Look, I drew a picture. Is there something about your door handles I’m missing?

I ripped out the pocket on an expensive suit jacket that way.

Old homes have beautiful glass doorknobs, sometimes in lovely colors. I have never seen a door handle as pretty as an antique doorknob.

No - apparently the manufacture of mirror-image versions is prohibitively expensive :wink:

Look harder. I’ve never seen a beautiful glass doorknob, only garish things which had little reason to exist.

You’re assuming that any shape can be rotated into its mirror image.

No, I’m not. But, while this issue is almost as important a subject as the definition of a pancake (something I’ve actually argued about with a friend once), it is time for me to go to bed. G’night :).

Hey, you’re the one who said big without proscribing the type of bigularity. The UK would fit in the western half of my state almost as-is, so the UK doesn’t have the kind of geographical bignessness we get over in these parts. Number of people, now, that’s a biguity of a different horse. :smiley:

And hey, by the way, how much of the EU does use that weird metric door stuff you got over there? I mean, if you’re gonna embiggen your bigness, you gotta demonstrate them doorknobs are in use throughout the EU, don’tcha? :wink: Not that I can demonstrate that roundy-knobs are universal in the U.S. as the OP alleges; most public places either have panic bars or door handles.

Still, with the bigulated land area and population the US covers with one common language, there may be more at work than fashion or inertia. I’m not talking about uniformity of building codes, I’m talking about something even more influential: lobbyists. Maybe there’s a powerful Doorknob Cartel out there who once wined and dined President Coolidge with promises of sultry doorknobs if he just signed their prostitute bill. Or something.

I love those old glass doorknobs, especially the colored ones!

Here in the US to comply with the Americans with Disabilities Act, all commercial buildings must have handles.
When I moved into a new office this year, the contractor had to change out 6 doorknob locksets to door handle sets so my building would be compliant with ADA.
So unless the OP is staying in a hotel that is not ADA compliant, chances are the knobs they saw were in private homes.

Antique doorknobs are beautiful: brass, glass, or porcelain. Unless you have an elderly or disabled person in your household, why would you want a door handle?

There is one advantage to door handles that no one’s mentioned yet, they make it impossible to get hit on the ass with the doorknob on the way out. There is no doorknob!

So you can open the door with your foot when your arms are full. It’s good balancing practice.

Unless my eyes just skipped over it, nobody has pointed out that they are, in fact, fairly common here. At Home Depot, side by side with all of the door knobs are their door handle brethren. Every time I have replaced a door in my house (a 45+ year old home with aging doors and hardware), I have replaced the hardware with beautiful curved door handles.
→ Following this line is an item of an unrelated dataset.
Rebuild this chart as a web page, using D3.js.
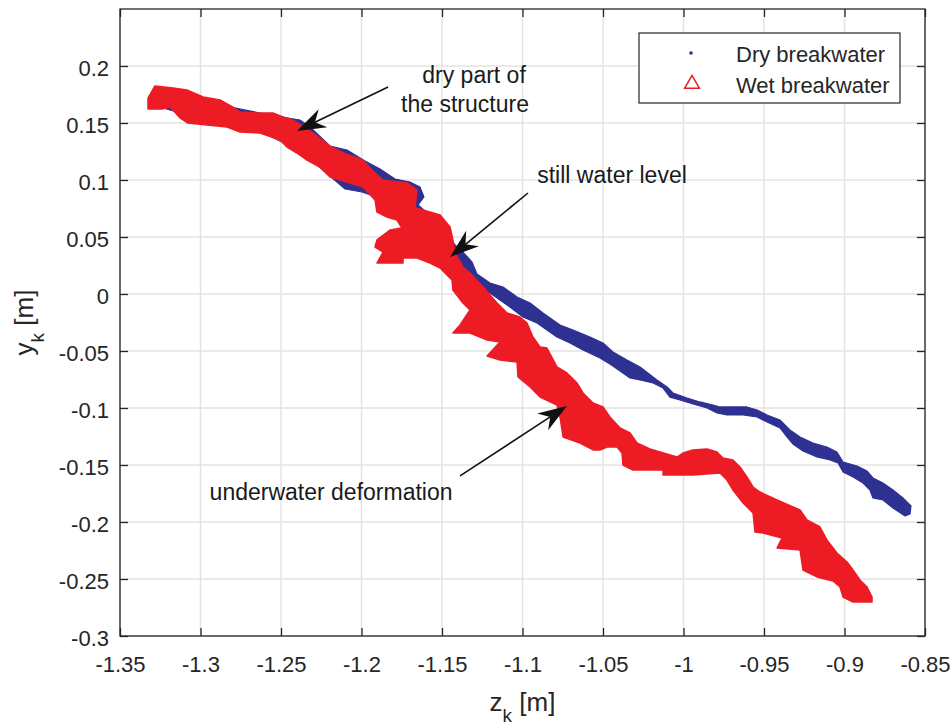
<!DOCTYPE html>
<html>
<head>
<meta charset="utf-8">
<script src="https://cdn.jsdelivr.net/npm/d3@7"></script>
<style>
  body { margin: 0; background: #fff; }
  text { font-family: "Liberation Sans", Arial, Helvetica, sans-serif; }
</style>
</head>
<body>
<div id="chart"></div>
<script>
// outline of the wet breakwater point cloud (red triangles), z_k / y_k in m
let wetZ = [-1.3326, -1.3283, -1.3171, -1.3084, -1.2984, -1.2879, -1.2798, -1.2755, -1.2649, -1.2550,
  -1.2488, -1.2425, -1.2301, -1.2196, -1.2115, -1.1991, -1.1929, -1.1866, -1.1717, -1.1655,
  -1.1668, -1.1618, -1.1512, -1.1450, -1.1432, -1.1419, -1.1370, -1.1326, -1.1245, -1.1158,
  -1.1096, -1.1016, -1.0972, -1.0935, -1.0891, -1.0848, -1.0786, -1.0724, -1.0661, -1.0624,
  -1.0562, -1.0500, -1.0457, -1.0394, -1.0332, -1.0289, -1.0208, -1.0146, -1.0040, -1.0003,
  -0.9941, -0.9854, -0.9792, -0.9755, -0.9693, -0.9649, -0.9606, -0.9568, -0.9525, -0.9419,
  -0.9320, -0.9276, -0.9233, -0.9152, -0.9109, -0.9047, -0.8984, -0.8947, -0.8904, -0.8860,
  -0.8829, -0.8829,
  -0.8947, -0.9009, -0.9028, -0.9071, -0.9171, -0.9258, -0.9276, -0.9419, -0.9388, -0.9506,
  -0.9556, -0.9568, -0.9630, -0.9693, -0.9730, -0.9773, -0.9941, -1.0127, -1.0127, -1.0314,
  -1.0376, -1.0382, -1.0413, -1.0475, -1.0519, -1.0562, -1.0643, -1.0748, -1.0767, -1.0786,
  -1.0891, -1.0953, -1.1028, -1.1034, -1.1140, -1.1220, -1.1140, -1.1220, -1.1326, -1.1432,
  -1.1388, -1.1326, -1.1370, -1.1432, -1.1438, -1.1512, -1.1575, -1.1655, -1.1742, -1.1742,
  -1.1904, -1.1866, -1.1916, -1.1904, -1.1823, -1.1748, -1.1780, -1.1842, -1.1904, -1.1916,
  -1.1991, -1.2071, -1.2152, -1.2196, -1.2258, -1.2339, -1.2401, -1.2463, -1.2506, -1.2630,
  -1.2755, -1.2835, -1.2960, -1.3078, -1.3127, -1.3171, -1.3189, -1.3239, -1.3326];
let wetY = [0.1719, 0.1825, 0.1807, 0.1789, 0.1728, 0.1702, 0.1640, 0.1596, 0.1588, 0.1588,
  0.1553, 0.1526, 0.1412, 0.1298, 0.1237, 0.1175, 0.1079, 0.1000, 0.0974, 0.0912,
  0.0754, 0.0737, 0.0693, 0.0588, 0.0474, 0.0360, 0.0237, 0.0184, 0.0061, -0.0079,
  -0.0167, -0.0202, -0.0254, -0.0377, -0.0465, -0.0474, -0.0640, -0.0693, -0.0781, -0.0868,
  -0.0956, -0.0991, -0.1079, -0.1175, -0.1219, -0.1307, -0.1360, -0.1386, -0.1430, -0.1395,
  -0.1368, -0.1360, -0.1386, -0.1439, -0.1456, -0.1518, -0.1605, -0.1693, -0.1737, -0.1807,
  -0.1868, -0.1895, -0.1982, -0.2044, -0.2158, -0.2272, -0.2351, -0.2421, -0.2509, -0.2570,
  -0.2658, -0.2702,
  -0.2702, -0.2658, -0.2570, -0.2518, -0.2482, -0.2421, -0.2246, -0.2228, -0.2140, -0.2096,
  -0.2088, -0.1921, -0.1833, -0.1719, -0.1632, -0.1570, -0.1588, -0.1588, -0.1544, -0.1544,
  -0.1500, -0.1395, -0.1342, -0.1342, -0.1368, -0.1368, -0.1307, -0.1254, -0.1079, -0.0974,
  -0.0904, -0.0816, -0.0728, -0.0596, -0.0579, -0.0544, -0.0421, -0.0404, -0.0342, -0.0342,
  -0.0272, -0.0140, -0.0079, 0.0035, 0.0123, 0.0228, 0.0272, 0.0316, 0.0316, 0.0272,
  0.0272, 0.0368, 0.0412, 0.0474, 0.0561, 0.0579, 0.0649, 0.0675, 0.0719, 0.0825,
  0.0939, 0.0974, 0.1009, 0.1026, 0.1114, 0.1175, 0.1237, 0.1289, 0.1351, 0.1412,
  0.1421, 0.1465, 0.1482, 0.1500, 0.1544, 0.1614, 0.1640, 0.1623, 0.1623];

// outline of the dry breakwater point cloud (blue dots)
let dryZ = [-1.3314, -1.3003, -1.2630, -1.2457, -1.2382, -1.2320, -1.2196, -1.2090, -1.1978, -1.1885,
  -1.1792, -1.1699, -1.1637, -1.1612, -1.1649, -1.1512, -1.1419, -1.1370, -1.1314, -1.1283,
  -1.1202, -1.1121, -1.1034, -1.0953, -1.0873, -1.0767, -1.0686, -1.0581, -1.0500, -1.0438,
  -1.0351, -1.0270, -1.0165, -1.0102, -1.0065, -0.9978, -0.9898, -0.9817, -0.9773, -0.9606,
  -0.9543, -0.9481, -0.9401, -0.9339, -0.9276, -0.9196, -0.9109, -0.9047, -0.9009, -0.8922,
  -0.8860, -0.8823, -0.8761, -0.8699, -0.8637, -0.8587, -0.8593,
  -0.8624, -0.8699, -0.8761, -0.8823, -0.8842, -0.8885, -0.8947, -0.9009, -0.9040, -0.9090,
  -0.9171, -0.9258, -0.9320, -0.9357, -0.9401, -0.9481, -0.9543, -0.9630, -0.9730, -0.9792,
  -0.9854, -0.9941, -1.0022, -1.0084, -1.0127, -1.0189, -1.0270, -1.0332, -1.0394, -1.0457,
  -1.0519, -1.0624, -1.0705, -1.0786, -1.0848, -1.0910, -1.0997, -1.1078, -1.1140, -1.1202,
  -1.1264, -1.1339, -1.1419, -1.1512, -1.1606, -1.1730, -1.1854, -1.1997, -1.2102, -1.2196,
  -1.2320, -1.2444, -1.2630, -1.3003, -1.3314];
let dryY = [0.1711, 0.1693, 0.1588, 0.1544, 0.1526, 0.1465, 0.1298, 0.1263, 0.1167, 0.1096,
  0.1009, 0.0982, 0.0939, 0.0851, 0.0781, 0.0614, 0.0430, 0.0368, 0.0281, 0.0175,
  0.0096, 0.0061, -0.0026, -0.0079, -0.0167, -0.0272, -0.0316, -0.0377, -0.0430, -0.0509,
  -0.0579, -0.0640, -0.0754, -0.0816, -0.0868, -0.0912, -0.0947, -0.0974, -0.0991, -0.0991,
  -0.1018, -0.1061, -0.1105, -0.1193, -0.1254, -0.1307, -0.1342, -0.1386, -0.1474, -0.1509,
  -0.1553, -0.1614, -0.1658, -0.1719, -0.1789, -0.1860, -0.1930,
  -0.1947, -0.1877, -0.1807, -0.1789, -0.1719, -0.1658, -0.1605, -0.1561, -0.1482, -0.1456,
  -0.1430, -0.1377, -0.1316, -0.1254, -0.1175, -0.1123, -0.1079, -0.1061, -0.1061, -0.1044,
  -0.1000, -0.0965, -0.0930, -0.0904, -0.0825, -0.0781, -0.0754, -0.0737, -0.0675, -0.0614,
  -0.0561, -0.0491, -0.0430, -0.0377, -0.0316, -0.0254, -0.0202, -0.0114, -0.0053, 0.0009,
  0.0053, 0.0105, 0.0254, 0.0474, 0.0632, 0.0737, 0.0825, 0.0895, 0.0921, 0.1035,
  0.1184, 0.1298, 0.1430, 0.1535, 0.1667];

let xTicks = [-1.35, -1.3, -1.25, -1.2, -1.15, -1.1, -1.05, -1, -0.95, -0.9, -0.85];
let yTicks = [-0.3, -0.25, -0.2, -0.15, -0.1, -0.05, 0, 0.05, 0.1, 0.15, 0.2];
let xDomain = [-1.35, -0.85];
let yDomain = [-0.3, 0.25];

let seriesNames = ['Dry breakwater', 'Wet breakwater'];
let seriesColors = ['#2e3192', '#ed1c24'];

// annotations, text anchors and arrows in data units
let noteText = ['dry part of', 'the structure', 'still water level', 'underwater deformation'];
let noteZ = [-1.1301, -1.1357, -1.0444, -1.2189];
let noteY = [0.1851, 0.1596, 0.0974, -0.1807];
let arrowFromZ = [-1.1835, -1.0966, -1.1388];
let arrowFromY = [0.1816, 0.0886, -0.1596];
let arrowToZ = [-1.2401, -1.1450, -1.0724];
let arrowToY = [0.1430, 0.0325, -0.0982];

// chart size
let svgWidth = 951;
let svgHeight = 727;
let margin = { top: 9, right: 26, bottom: 91, left: 120 };
let width = svgWidth - margin.left - margin.right;
let height = svgHeight - margin.top - margin.bottom;
let axisColor = '#262626';

let svg = d3.select('#chart')
  .append('svg')
  .attr('width', svgWidth)
  .attr('height', svgHeight)
  .style('background', '#fff');

let chartGroup = svg.append('g')
  .attr('transform', `translate(${margin.left}, ${margin.top})`);

let x = d3.scaleLinear().domain(xDomain).range([0, width]);
let y = d3.scaleLinear().domain(yDomain).range([height, 0]);

// grid
chartGroup.append('g')
  .selectAll('line')
  .data(xTicks)
  .enter()
  .append('line')
  .attr('x1', d => x(d)).attr('x2', d => x(d))
  .attr('y1', 0).attr('y2', height)
  .attr('stroke', '#e3e3e3')
  .attr('stroke-width', 1.5);

chartGroup.append('g')
  .selectAll('line')
  .data(yTicks)
  .enter()
  .append('line')
  .attr('x1', 0).attr('x2', width)
  .attr('y1', d => y(d)).attr('y2', d => y(d))
  .attr('stroke', '#e3e3e3')
  .attr('stroke-width', 1.5);

// point clouds, drawn as their outlines
svg.append('clipPath').attr('id', 'plotClip')
  .append('rect').attr('width', width).attr('height', height);

let dataGroup = chartGroup.append('g').attr('clip-path', 'url(#plotClip)');

let outline = d3.line()
  .x(d => x(d[0]))
  .y(d => y(d[1]))
  .curve(d3.curveLinearClosed);

dataGroup.append('path')
  .datum(d3.zip(dryZ, dryY))
  .attr('d', outline)
  .attr('fill', seriesColors[0])
  .attr('stroke', seriesColors[0])
  .attr('stroke-width', 1.2)
  .attr('stroke-linejoin', 'round');

dataGroup.append('path')
  .datum(d3.zip(wetZ, wetY))
  .attr('d', outline)
  .attr('fill', seriesColors[1])
  .attr('stroke', seriesColors[1])
  .attr('stroke-width', 1.5)
  .attr('stroke-linejoin', 'round');

// axes with inward ticks on all four sides
let fmt = d => String(d);

let bottomAxis = chartGroup.append('g')
  .attr('transform', `translate(0, ${height})`)
  .call(d3.axisBottom(x).tickValues(xTicks).tickSize(-8).tickSizeOuter(0).tickPadding(20).tickFormat(fmt));

let leftAxis = chartGroup.append('g')
  .call(d3.axisLeft(y).tickValues(yTicks).tickSize(-8).tickSizeOuter(0).tickPadding(11).tickFormat(fmt));

let topAxis = chartGroup.append('g')
  .call(d3.axisTop(x).tickValues(xTicks).tickSize(-8).tickSizeOuter(0).tickFormat(''));

let rightAxis = chartGroup.append('g')
  .attr('transform', `translate(${width}, 0)`)
  .call(d3.axisRight(y).tickValues(yTicks).tickSize(-8).tickSizeOuter(0).tickFormat(''));

[bottomAxis, leftAxis, topAxis, rightAxis].forEach(a => {
  a.select('.domain').remove();
  a.selectAll('line').attr('stroke', axisColor).attr('stroke-width', 1.3);
  a.selectAll('text')
    .attr('fill', axisColor)
    .style('font-size', '22px');
});
leftAxis.selectAll('text').attr('dy', '0.45em');

chartGroup.append('rect')
  .attr('width', width)
  .attr('height', height)
  .attr('fill', 'none')
  .attr('stroke', axisColor)
  .attr('stroke-width', 1.3);

// axis labels
let xLabel = chartGroup.append('text')
  .attr('x', width / 2)
  .attr('y', height + 75)
  .attr('text-anchor', 'middle')
  .attr('fill', axisColor)
  .style('font-size', '26px');
xLabel.append('tspan').text('z');
xLabel.append('tspan').attr('dy', 11).style('font-size', '19px').text('k');
xLabel.append('tspan').attr('dy', -11).text(' [m]');

let yLabel = chartGroup.append('text')
  .attr('transform', `translate(${33 - margin.left}, ${height / 2}) rotate(-90)`)
  .attr('text-anchor', 'middle')
  .attr('fill', axisColor)
  .style('font-size', '26px');
yLabel.append('tspan').text('y');
yLabel.append('tspan').attr('dy', 11).style('font-size', '19px').text('k');
yLabel.append('tspan').attr('dy', -11).text(' [m]');

// annotations
chartGroup.append('g')
  .selectAll('text')
  .data(noteText)
  .enter()
  .append('text')
  .attr('x', (d, i) => x(noteZ[i]))
  .attr('y', (d, i) => y(noteY[i]))
  .attr('text-anchor', 'middle')
  .attr('fill', '#1a1a1a')
  .style('font-size', '23px')
  .text(d => d);

function drawArrow(g, x1, y1, x2, y2) {
  let dx = x2 - x1;
  let dy = y2 - y1;
  let len = Math.hypot(dx, dy);
  let ux = dx / len;
  let uy = dy / len;
  let headLen = 29, headW = 10, notch = 20;
  let bx = x2 - ux * headLen, by = y2 - uy * headLen;
  let nx = x2 - ux * notch, ny = y2 - uy * notch;

  g.append('line')
    .attr('x1', x1).attr('y1', y1)
    .attr('x2', nx).attr('y2', ny)
    .attr('stroke', '#111')
    .attr('stroke-width', 1.6);

  g.append('path')
    .attr('d', `M${x2},${y2}L${bx - uy * headW},${by + ux * headW}L${nx},${ny}L${bx + uy * headW},${by - ux * headW}Z`)
    .attr('fill', '#111');
}

let arrowGroup = chartGroup.append('g');
arrowFromZ.forEach((z, i) => {
  drawArrow(arrowGroup, x(z), y(arrowFromY[i]), x(arrowToZ[i]), y(arrowToY[i]));
});

// legend
let legend = chartGroup.append('g')
  .attr('transform', `translate(${width - 286}, 24)`);

legend.append('rect')
  .attr('width', 261)
  .attr('height', 70)
  .attr('fill', '#fff')
  .attr('stroke', axisColor)
  .attr('stroke-width', 1.2);

legend.append('circle')
  .attr('cx', 52)
  .attr('cy', 20)
  .attr('r', 1.8)
  .attr('fill', seriesColors[0]);

legend.append('path')
  .attr('transform', 'translate(53, 51)')
  .attr('d', d3.symbol().type(d3.symbolTriangle).size(95)())
  .attr('fill', '#fff')
  .attr('stroke', seriesColors[1])
  .attr('stroke-width', 1.5);

legend.selectAll('.legendText')
  .data(seriesNames)
  .enter()
  .append('text')
  .classed('legendText', true)
  .attr('x', 97)
  .attr('y', (d, i) => 29 + i * 31)
  .attr('fill', axisColor)
  .style('font-size', '22px')
  .text(d => d);
</script>
</body>
</html>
Aside from the occasional ripped pocket, I really like the feel of the curved brass under my hand as I the weight of my hand opens the door – no gripping and twisting needed.

By the way, the second handle in the OP is upside down. That bugs me when I see them mounted like that. The main curved part should be facing upward, like on these since it feels nicer in the hand.

Catching things on door handles is so out-of-date. Door handles can easily be made so that things won’t catch. Just bend the handle down to almost touch the door surface. Making a latch with one handle that works for either either right or left hand doors is also no problem. Fishing reels are made so that the handle can be mounted for either right or left hand operation, so door handles would be a cinch. One way would be to make an elongated “knob” that pivots in the center and is long and slender with the ends bent down to prevent snagging things.

We use door knobs because we’ve always done it that way, and that’s such a powerful reason that reason is virtually powerless against it.

I’m sure my cats could open door handles - the Siamese already knows how to work the door knob, he just can’t get a grip on it. Thank goodness!

Oh, come on! You can’t get into these beauties? Even Aunt Clara on Bewitched used to collect doorknobs!

You can have our door knobs when they slip out of our cold dead hands!